Beaucoup de restaurateurs et commerçants veulent recourir aux réseaux sociaux pour se faire connaître et attirer la clientèle. « Il faut vraiment investir davantage dans le marketing et les réseaux sociaux. Ça aiderait vraiment les commerces de la rue Masson », insiste Fabio, propriétaire du traiteur et restaurant italien Bossa.
Une piétonnisation à double tranchant
La foire commerciale de Masson permet de piétonniser la rue pendant quelques jours. D’autres artères, telles que la rue Saint-Denis, l’avenue Mont-Royal ou encore la Promenade Ontario, font partie des 11 rues de Montréal qui se transforment en espaces piétonniers durant toute la période estivale 2024. L’absence de la Promenade Masson de cette liste a suscité des interrogations.
L’une des raisons principales est la méfiance de la moitié des 150 commerces et restaurants qui composent la SDC Promenade Masson. « 50 % de mes membres sont défavorables à une rue piétonne », confie Kheir Djaghri. Ce dernier a demandé à la Ville de lui fournir des indicateurs économiques et techniques qui lui permettront de convaincre la moitié des commerçants récalcitrants. « En priorité, on voudrait connaître les retombées économiques d’une rue piétonne sur les commerçants et le quartier. À ce jour, il existe des données sur les retombées positives sur les bars, restaurants et cafés, mais aucune concernant les commerces. Je les attends », déclare-t-il.
Dans le cas d’une potentielle future piétonnisation, l’une des autres inquiétudes des commerçants concerne la livraison. « On a beaucoup de gens qui viennent chercher leur commande en voiture. La piétonnisation pourrait donc représenter une problématique car ils ne pourraient plus se garer juste en face de notre boutique », souligne Tom, fleuriste chez Le Jardin de Mathilde.

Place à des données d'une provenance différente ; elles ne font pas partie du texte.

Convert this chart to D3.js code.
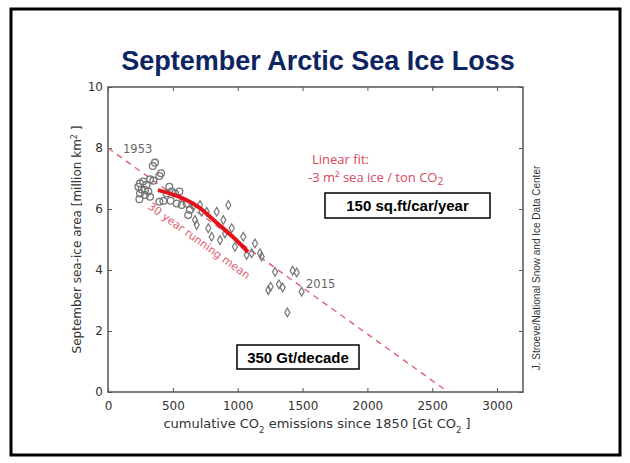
<!DOCTYPE html>
<html>
<head>
<meta charset="utf-8">
<script src="https://cdn.jsdelivr.net/npm/d3@7"></script>
<style>
  html, body { margin: 0; padding: 0; background: #fff; }
  svg { display: block; }
</style>
</head>
<body>
<svg id="chart" width="630" height="463"></svg>
<script>
// September Arctic sea-ice area vs cumulative CO2 emissions

// Pre-satellite years (1953 onward), circles
const earlyEmissions = [362, 345, 409, 396, 324, 350, 247, 272, 298, 234, 260, 285, 311, 247, 285, 242, 324, 396, 427, 473, 491, 517, 550, 452, 483, 530, 568, 607, 632, 619];
const earlyArea      = [7.52, 7.41, 7.17, 7.08, 6.97, 6.93, 6.84, 6.90, 6.79, 6.73, 6.64, 6.62, 6.57, 6.51, 6.46, 6.32, 6.40, 6.24, 6.26, 6.73, 6.57, 6.51, 6.57, 6.51, 6.27, 6.18, 6.13, 6.18, 5.97, 5.80];

// Satellite era (to 2015), diamonds
const lateEmissions = [658, 709, 722, 671, 684, 761, 773, 799, 838, 864, 889, 902, 928, 954, 979, 1043, 1069, 1108, 1133, 1172, 1185, 1288, 1424, 1455, 1236, 1254, 1318, 1347, 1383, 1493];
const lateArea      = [6.08, 6.13, 5.91, 5.64, 5.48, 5.91, 5.37, 5.09, 5.91, 4.98, 5.64, 5.20, 6.13, 5.37, 4.76, 5.09, 4.49, 4.55, 4.87, 4.55, 4.44, 3.94, 3.98, 3.92, 3.34, 3.45, 3.53, 3.43, 2.61, 3.29];

// 30 year running mean
const meanEmissions = [385, 555, 709, 840, 964, 1079];
const meanArea      = [6.62, 6.39, 6.03, 5.54, 5.08, 4.59];

// Linear fit: area = intercept + slope * emissions (million km², Gt CO2)
const fitIntercept = 8.0;
const fitSlope = -0.00305;

const xTicks = [0, 500, 1000, 1500, 2000, 2500, 3000];
const yTicks = [0, 2, 4, 6, 8, 10];

const svg = d3.select("#chart");

// slide frame
svg.append("rect")
  .attr("x", 11).attr("y", 9).attr("width", 609).attr("height", 446)
  .attr("fill", "#fff").attr("stroke", "#000").attr("stroke-width", 3);

// title
svg.append("text")
  .attr("x", 318).attr("y", 70)
  .attr("text-anchor", "middle")
  .attr("font-family", "Liberation Sans, Arial, sans-serif")
  .attr("font-weight", "bold").attr("font-size", 27)
  .attr("fill", "#0c2461")
  .text("September Arctic Sea Ice Loss");

const x = d3.scaleLinear().domain([0, 3200]).range([108, 523]);
const y = d3.scaleLinear().domain([0, 10]).range([392, 87]);

const axisColor = "#555";
const tickFont = "DejaVu Sans, sans-serif";

// plot frame
svg.append("rect")
  .attr("x", x(0)).attr("y", y(10))
  .attr("width", x(3200) - x(0)).attr("height", y(0) - y(10))
  .attr("fill", "none").attr("stroke", axisColor).attr("stroke-width", 1.5);

// axes with inward ticks
svg.append("g").attr("transform", `translate(0,${y(0)})`)
  .call(d3.axisBottom(x).tickValues(xTicks).tickSize(-4).tickPadding(9).tickFormat(d3.format("d")));
svg.append("g").attr("transform", `translate(${x(0)},0)`)
  .call(d3.axisLeft(y).tickValues(yTicks).tickSize(-4).tickPadding(5).tickFormat(d3.format("d")));
svg.append("g").attr("transform", `translate(0,${y(10)})`)
  .call(d3.axisTop(x).tickValues(xTicks).tickSize(-4).tickFormat(""));
svg.append("g").attr("transform", `translate(${x(3200)},0)`)
  .call(d3.axisRight(y).tickValues(yTicks).tickSize(-4).tickFormat(""));

svg.selectAll(".domain").remove();
svg.selectAll(".tick line").attr("stroke", axisColor).attr("stroke-width", 1);
svg.selectAll(".tick text")
  .attr("font-family", tickFont).attr("font-size", 12).attr("fill", "#333");

// axis titles
const ylab = svg.append("text")
  .attr("transform", `translate(81,${(y(0) + y(10)) / 2}) rotate(-90)`)
  .attr("text-anchor", "middle")
  .attr("font-family", tickFont).attr("font-size", 12).attr("fill", "#333");
ylab.append("tspan").text("September sea-ice area [million km");
ylab.append("tspan").attr("baseline-shift", "super").attr("font-size", 8).text("2");
ylab.append("tspan").text(" ]");

const xlab = svg.append("text")
  .attr("x", 317).attr("y", 428)
  .attr("text-anchor", "middle")
  .attr("font-family", tickFont).attr("font-size", 13).attr("fill", "#333");
xlab.append("tspan").text("cumulative CO");
xlab.append("tspan").attr("baseline-shift", "sub").attr("font-size", 8.5).text("2");
xlab.append("tspan").text("  emissions since 1850 [Gt CO");
xlab.append("tspan").attr("baseline-shift", "sub").attr("font-size", 8.5).text("2");
xlab.append("tspan").text(" ]");

// linear fit, dashed
const fitRed = "#e0606e";
const xZero = -fitIntercept / fitSlope;
svg.append("line")
  .attr("x1", x(0)).attr("y1", y(fitIntercept))
  .attr("x2", x(xZero)).attr("y2", y(0))
  .attr("stroke", fitRed).attr("stroke-width", 1.4)
  .attr("stroke-dasharray", "6,5");

// observations
const pointColor = "#777";
svg.append("g").selectAll("circle")
  .data(d3.zip(earlyEmissions, earlyArea))
  .join("circle")
  .attr("cx", d => x(d[0])).attr("cy", d => y(d[1]))
  .attr("r", 3.4)
  .attr("fill", "none").attr("stroke", pointColor).attr("stroke-width", 1.3);

const diamond = d3.symbol().type(d3.symbolDiamond).size(22);
svg.append("g").selectAll("path")
  .data(d3.zip(lateEmissions, lateArea))
  .join("path")
  .attr("transform", d => `translate(${x(d[0])},${y(d[1])})`)
  .attr("d", diamond)
  .attr("fill", "none").attr("stroke", pointColor).attr("stroke-width", 1.2);

// running mean
svg.append("path")
  .datum(d3.zip(meanEmissions, meanArea))
  .attr("d", d3.line().x(d => x(d[0])).y(d => y(d[1])).curve(d3.curveMonotoneX))
  .attr("fill", "none").attr("stroke", "#e3121b").attr("stroke-width", 4);

// year labels
const labelFont = { family: tickFont, size: 11.5, color: "#666" };
svg.append("text").attr("x", 123).attr("y", 153)
  .attr("font-family", labelFont.family).attr("font-size", labelFont.size).attr("fill", labelFont.color)
  .text("1953");
svg.append("text").attr("x", 306).attr("y", 288)
  .attr("font-family", labelFont.family).attr("font-size", labelFont.size).attr("fill", labelFont.color)
  .text("2015");

// rotated running-mean label, parallel to the fit line
const angle = Math.atan2(y(0) - y(fitIntercept), x(xZero) - x(0)) * 180 / Math.PI;
svg.append("text")
  .attr("transform", `translate(147,208) rotate(${angle})`)
  .attr("font-family", tickFont).attr("font-size", 11).attr("fill", fitRed)
  .text("30 year running mean");

// fit annotation
const annFont = "Open Sans, Noto Sans, sans-serif";
const annRed = "#d9485a";
svg.append("text").attr("x", 312).attr("y", 164)
  .attr("font-family", annFont).attr("font-size", 13).attr("fill", annRed)
  .text("Linear fit:");
const fitLine2 = svg.append("text").attr("x", 308).attr("y", 182)
  .attr("font-family", annFont).attr("font-size", 13).attr("fill", annRed);
fitLine2.append("tspan").text("-3 m² sea ice / ton CO");
fitLine2.append("tspan").attr("baseline-shift", "-3").attr("font-size", 10.5).text("2");

// boxed callouts
function callout(cx, cy, w, h, label) {
  svg.append("rect")
    .attr("x", cx - w / 2).attr("y", cy - h / 2).attr("width", w).attr("height", h)
    .attr("fill", "#fff").attr("stroke", "#000").attr("stroke-width", 1.5);
  svg.append("text")
    .attr("x", cx).attr("y", cy + 5.5)
    .attr("text-anchor", "middle")
    .attr("font-family", "Liberation Sans, Arial, sans-serif")
    .attr("font-weight", "bold").attr("font-size", 15).attr("fill", "#000")
    .text(label);
}
callout(407.5, 205.5, 165, 25, "150 sq.ft/car/year");
callout(298, 357, 122, 24, "350 Gt/decade");

// credit
svg.append("text")
  .attr("transform", "translate(540,268) rotate(-90)")
  .attr("text-anchor", "middle")
  .attr("font-family", "Liberation Sans, Arial, sans-serif")
  .attr("font-size", 10).attr("fill", "#333")
  .text("J.  Stroeve/National Snow and Ice Data Center");
</script>
</body>
</html>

Des travaux qui inquiètent
Débutant en 2026 pour une durée de 3 ans, le vaste chantier de rénovation des infrastructures souterraines (aqueduc, égout, électricité, télécommunications) ainsi que de la rue Masson et des voies de circulation avoisinantes inquiète les commerçants. « Beaucoup de travaux de ce type, à l’instar de la Plaza St-Hubert ou de la rue Saint-Denis, n’ont pas laissé de bons souvenirs. Les commerçants de la rue Masson sont inquiets et risquent vraiment de ne pas reconduire leur bail », explique Kheir Djaghri.
Bien que la Ville s’engage à délivrer des compensations financières aux commerçants qui prouveront une perte de bénéfices pendant cette période, beaucoup de commerçants n’ont pas envie de subir ces travaux et envisagent effectivement de quitter l’artère commerciale. Les commerces resteront ouverts pendant la période des travaux, mais le stationnement sera temporairement suspendu et des planches permettront d’accéder aux commerces.
La Ville est actuellement en train d’élaborer les plans et devis. Une réunion est prévue à l’automne prochain afin de partager davantage d’informations sur le projet.